In the fall of 1858 I secured a school and was initiated as a country school-master. The school house was a log building, about two and a half miles up the river from Cannon Falls. The neighborhood was largely Methodist and the pupils were all boys, about twenty-five in number. There was not at that time in the district a single girl over six years of age and under sixteen. Mr. Hurlbut had one boy Charles about fourteen years of age. Very soon after my school commenced for a four months term the Methodists concluded they would have a revival. They used the school house every evening for that purpose and on Sunday it was occupied all day. Nearly all of the pupils attended these meetings, began to profess conversion and in three or four weeks had become probationists.

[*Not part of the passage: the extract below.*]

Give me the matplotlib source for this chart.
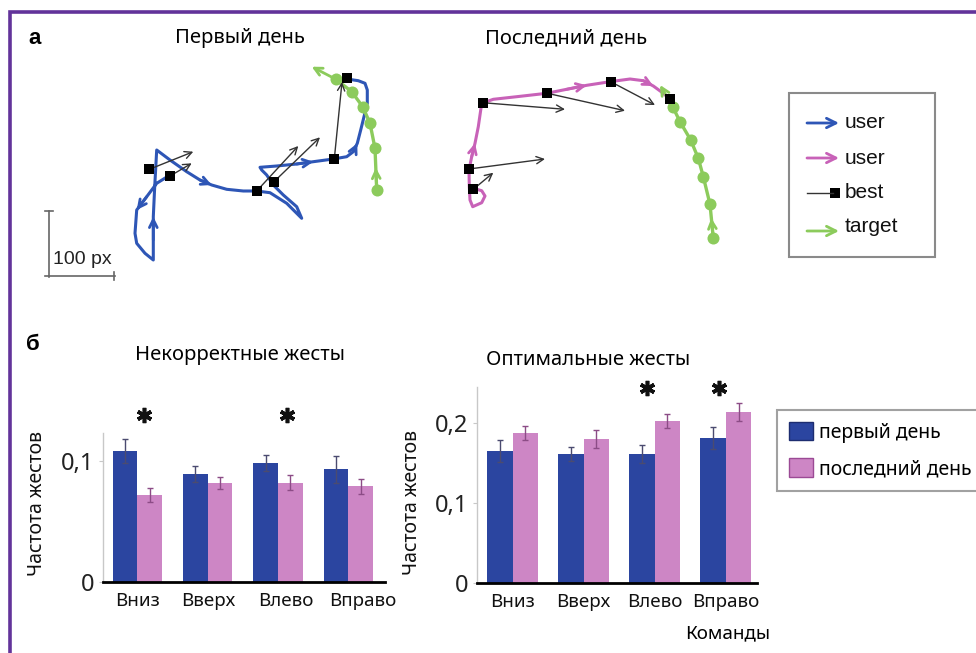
import numpy as np
import matplotlib.pyplot as plt
from matplotlib.patches import Rectangle

plt.rcParams['font.family'] = ['Noto Sans', 'DejaVu Sans']

W, H = 976, 653

# ---- panel a: trajectories in screen pixels (x right, y down) ----
user1_x = [170, 156.7, 146.7, 136.7, 135, 136.7, 145, 153.3, 153.3, 153.3, 154.7, 156.7,
           170, 186.7, 200, 211.7, 226.7, 243.3, 256.7, 270, 286.7, 301.7, 296.7, 283.3,
           273.3, 266.7, 261.7, 260, 276.7, 296.7, 313.3, 333.3, 346.7, 353.3, 357.3,
           360.7, 364, 367.3, 367.3, 365, 358.3, 346.7]
user1_y = [175, 183.3, 196.7, 210, 233.3, 243.3, 253.3, 260, 240, 216.7, 186.7, 150,
           160, 171.7, 180, 185, 189.3, 191, 191, 192.7, 203.3, 218.3, 206.7, 195,
           185, 175, 170, 167.3, 166, 164, 161.7, 159, 156.7, 151.7, 143.3,
           130, 116.7, 103.3, 90, 83.3, 80.7, 79]
user1_heads = [3, 9, 15, 30, 34]

best1_x = [149.3, 170, 256.7, 274, 334.3, 346.7]
best1_y = [169.3, 176, 191, 181.7, 159, 78.3]
best1_to_x = [193.3, 191.7, 298.3, 320, 342, None]
best1_to_y = [151.7, 163.3, 146, 137.3, 82, None]

target1_x = [376.7, 375, 370, 362.7, 351.7, 336]
target1_y = [190, 148.3, 123.3, 106.7, 91.7, 79.3]
target1_tip = (311.7, 66.7)

user2_x = [473.3, 481.7, 485, 481.7, 472.7, 470, 469.3, 469, 471.7, 475, 478.3, 481.7,
           493.3, 516.7, 546.7, 566.7, 586.7, 610, 630, 643.3, 653.3, 663.3, 670]
user2_y = [188.3, 190.7, 196, 202.7, 206.7, 200, 186.7, 170, 156.7, 143.3, 126.7, 103.3,
           99.3, 96.7, 93.3, 89.3, 85.3, 81.7, 79, 80.7, 86, 93.3, 99.3]
user2_heads = [9, 16, 20]

best2_x = [482.7, 547.3, 610.7, 670, 469, 473.3]
best2_y = [102.7, 93.3, 81.7, 99, 169, 189.3]
best2_to_x = [565, 625, 655, None, 545, 493.3]
best2_to_y = [109.3, 110.7, 105, None, 159, 172.7]

target2_x = [713.3, 710, 703.3, 698.3, 690.7, 680, 672.7]
target2_y = [238.3, 204.3, 176.7, 158.3, 140, 121.7, 106.7]
target2_tip = (660, 85)

# ---- panel б: gesture frequencies ----
commands = ['Вниз', 'Вверх', 'Влево', 'Вправо']
wrong_first = [0.108, 0.089, 0.098, 0.093]
wrong_first_err = [0.010, 0.0066, 0.0066, 0.011]
wrong_last = [0.072, 0.082, 0.082, 0.079]
wrong_last_err = [0.006, 0.005, 0.006, 0.006]
opt_first = [0.165, 0.161, 0.161, 0.181]
opt_first_err = [0.014, 0.009, 0.011, 0.014]
opt_last = [0.1875, 0.180, 0.2025, 0.214]
opt_last_err = [0.009, 0.011, 0.009, 0.011]
wrong_stars = [0.09, 2.13]
opt_stars = [1.89, 2.91]

c_blue_tr = '#2e56b6'
c_pink_tr = '#c862b8'
c_green = '#8ccb5c'
c_bar1 = '#2b45a0'
c_bar2 = '#cd86c5'
c_frame = '#62339a'

fig = plt.figure(figsize=(9.76, 6.53), dpi=100)
ax0 = fig.add_axes([0, 0, 1, 1])
ax0.set_xlim(0, W)
ax0.set_ylim(H, 0)
ax0.axis('off')

# frame
ax0.plot([10, 10, W], [H, 12, 12], color=c_frame, lw=2.6, solid_joinstyle='miter', clip_on=False)


def head(ax, x0, y0, x1, y1, color, lw=2, ms=14, shrink=0):
    ax.annotate('', xy=(x1, y1), xytext=(x0, y0),
                arrowprops=dict(arrowstyle='->', color=color, lw=lw, mutation_scale=ms,
                                shrinkA=0, shrinkB=shrink))


def draw_day(ux, uy, heads, ucol, bx, by, btx, bty, tx, ty, tip, tshrink):
    ax0.plot(ux, uy, color=ucol, lw=2.2, solid_joinstyle='round', zorder=2)
    for i in heads:
        head(ax0, ux[i - 1], uy[i - 1], ux[i], uy[i], ucol)
    ax0.plot(tx, ty, color=c_green, lw=2.4, zorder=3)
    ax0.scatter(tx, ty, s=75, color=c_green, zorder=3, linewidths=0)
    head(ax0, tx[-1], ty[-1], tip[0], tip[1], c_green, lw=2)
    head(ax0, tx[0], ty[0], tx[1], ty[1], c_green, lw=2, shrink=tshrink)
    for sx, sy, ex, ey in zip(bx, by, btx, bty):
        if ex is not None:
            head(ax0, sx, sy, ex, ey, '#333333', lw=1, ms=13)
    ax0.scatter(bx, by, marker='s', s=55, color='k', zorder=6, linewidths=0)


draw_day(user1_x, user1_y, user1_heads, c_blue_tr, best1_x, best1_y, best1_to_x, best1_to_y,
         target1_x, target1_y, target1_tip, 14)
draw_day(user2_x, user2_y, user2_heads, c_pink_tr, best2_x, best2_y, best2_to_x, best2_to_y,
         target2_x, target2_y, target2_tip, 10)

# scale bar
sc = '#666666'
ax0.plot([49, 49], [211, 277], color=sc, lw=1.2)
ax0.plot([45, 53], [211, 211], color=sc, lw=1.2)
ax0.plot([45, 115], [276, 276], color=sc, lw=1.2)
ax0.plot([114, 114], [272, 280], color=sc, lw=1.2)
ax0.text(53, 259, '100 px', fontsize=14, family='Liberation Sans', va='center', ha='left', color='#222')

# legend of panel a
ax0.add_patch(Rectangle((789, 93), 146, 164, fill=False, ec='#8a8a8a', lw=1.5))
leg_y = [123, 158, 193, 231]
leg_c = [c_blue_tr, c_pink_tr, None, c_green]
leg_t = ['user', 'user', 'best', 'target']
for yy, cc, tt in zip(leg_y, leg_c, leg_t):
    if cc is None:
        ax0.plot([807, 833], [yy, yy], color='#333333', lw=1)
        ax0.scatter([835], [yy], marker='s', s=45, color='k', linewidths=0)
    else:
        head(ax0, 807, yy, 839, yy, cc, lw=2, ms=17)
    ty_ = yy - 5 if tt == 'target' else yy
    ax0.text(845, ty_, tt, fontsize=15, family='Liberation Sans', va='center', ha='left', color='#111')

# texts
fig.text(35 / W, 1 - 38 / H, 'а', fontsize=16, fontweight='bold', family='Liberation Sans',
         ha='center', va='center')
fig.text(33 / W, 1 - 344 / H, 'б', fontsize=16, fontweight='bold', family='Liberation Sans',
         ha='center', va='center')
fig.text(240 / W, 1 - 38 / H, 'Первый день', fontsize=14.5, ha='center', va='center')
fig.text(566 / W, 1 - 38 / H, 'Последний день', fontsize=14.5, ha='center', va='center')
fig.text(240 / W, 1 - 355 / H, 'Некорректные жесты', fontsize=14.5, ha='center', va='center')
fig.text(588 / W, 1 - 360 / H, 'Оптимальные жесты', fontsize=14.5, ha='center', va='center')
fig.text(728 / W, 1 - 633 / H, 'Команды', fontsize=13.5, ha='center', va='center')

axL = fig.add_axes([103 / W, 1 - 582 / H, 282 / W, 149 / H])
axR = fig.add_axes([477 / W, 1 - 583 / H, 280 / W, 196 / H])

x = np.arange(len(commands))


def bars(ax, v1, e1, v2, e2, w, xlim, ylim, yt, ytl, stars, star_y, lab_xy, lab_shift):
    ax.bar(x - w / 2, v1, w, yerr=e1, color=c_bar1,
           error_kw=dict(ecolor='#4b4b70', elinewidth=1, capsize=2.5, capthick=1))
    ax.bar(x + w / 2, v2, w, yerr=e2, color=c_bar2,
           error_kw=dict(ecolor='#8c4c86', elinewidth=1, capsize=2.5, capthick=1))
    ax.set_xlim(*xlim)
    ax.set_ylim(*ylim)
    ax.set_xticks(x + np.array(lab_shift))
    ax.set_xticklabels(commands)
    ax.set_yticks(yt)
    ax.set_yticklabels(ytl)
    for s in ['top', 'right']:
        ax.spines[s].set_visible(False)
    ax.spines['left'].set_color('#c8c8c8')
    ax.spines['left'].set_linewidth(1)
    ax.spines['bottom'].set_linewidth(2)
    ax.tick_params(axis='y', length=3, color='#c8c8c8', labelsize=17, pad=3, labelcolor='#222')
    ax.tick_params(axis='x', length=0, labelsize=13.5, pad=7, labelcolor='#111')
    ax.patch.set_alpha(0)
    ax.plot(stars, [star_y] * len(stars), linestyle='none', marker=(6, 2, 0), ms=11,
            mew=2.6, color='#111', clip_on=False)
    ax.set_ylabel('Частота жестов', fontsize=14, color='#111')
    ax.yaxis.set_label_coords(*lab_xy)


bars(axL, wrong_first, wrong_first_err, wrong_last, wrong_last_err, 0.35,
     (-0.49, 3.52), (0, 0.123), [0, 0.1], ['0', '0,1'], wrong_stars, 0.138, (-0.20, 0.53),
     [0, 0, 0.11, 0.2])
bars(axR, opt_first, opt_first_err, opt_last, opt_last_err, 0.36,
     (-0.5, 3.44), (0, 0.245), [0, 0.1, 0.2], ['0', '0,1', '0,2'], opt_stars, 0.244, (-0.196, 0.41),
     [0, 0, 0, 0])

handles = [Rectangle((0, 0), 1, 1, fc=c_bar1, ec='#1d2d70', lw=1),
           Rectangle((0, 0), 1, 1, fc=c_bar2, ec='#9b4a95', lw=1)]
leg = axR.legend(handles, ['первый день', 'последний день'], loc='upper left',
                 bbox_to_anchor=(777 / W, 1 - 410 / H), bbox_transform=fig.transFigure,
                 frameon=True, fancybox=False, edgecolor='#8a8a8a', fontsize=14,
                 handlelength=1.25, handleheight=1.1, handletextpad=0.3,
                 borderpad=0.6, labelspacing=0.8, borderaxespad=0)
leg.get_frame().set_linewidth(1.5)

fig.savefig('out.png', dpi=100)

I had adopted the New England custom of having each pupil read a verse from the New Testament at the opening of school in the morning, and in a short time Deacon Morrill and Elder Curray came to me with the suggestion that I open the school with prayer. I replied that it would not be just the thing for me to be very active in this for I was not a professor of religion but that I had considered the matter and if the boys were willing I should be very glad to call upon them in alphabetical order for a prayer each morning. I submitted this question to the pupils and found that, without exception, they were anxious to adopt the plan. I then said that if it was adopted it would have to be followed to the end of school, no matter what their wishes might be.
I made out a roll, putting the names down in order and called upon one boy each morning for prayer. This worked well for a few weeks, but one evening Mr. Hurlbut said to me that Charlie had told him, while they were feeding the cattle, that night, that he would refuse to pray next time I called upon him. I had found it unnecessary to inflict corporal punishment upon a single pupil up to that time, but had in my desk a good stout switch. A few mornings afterwards when it was Charlie's turn to open the school with prayer, I called upon him and met a point blank refusal. I directed his attention to what had been said at the outset about continuing this as a school exercise when once adopted, and he still refused. It became necessary for me to stop the insurrection without delay. I took the switch, seized Charlie by the coat collar, as he was attempting to get out of his seat, switched him around the legs pretty smartly and the rebellion was at an end. Charlie prayed briefly, but fervently. After that there was no more trouble but many of the boys had somewhat fallen from grace before school ended. Yet they kept up their devotional exercises without any urging on my part. Mr. Hurlbut was something of a scoffer at religion and my prompt action with his boy made me extremely popular in the district.
I boarded around as was the custom in those days and built my own fires in the schoolhouse. Some of the pupils are still residents of that neighborhood and I rarely meet one who does not remind me of my whipping Charlie Hurlbut until, as they say, he dropped on his knees in prayer.
For my four months teaching I received a school district order for $60.00 and in the fall of '59 with this as my sole asset, I commenced the study of law in Hastings, with the firm of Smith and Crosby. It is hardly necessary for me to say that we were all poor in those days. There was no money and no work except farming, but in this way we could earn enough to live upon in a very humble manner.
I first saw the late Judge Flandrau at Lewiston, he was then Indian agent and was making his way on horseback from Faribault to Hastings. He had a party of twelve or fifteen men with him, all full blood or mixed blood Indians, and they stopped for dinner. Judge Flandrau was very tanned and clad in the garb of the Indian as were his associates; it was with difficulty that I determined which one of the party was the white man Flandrau.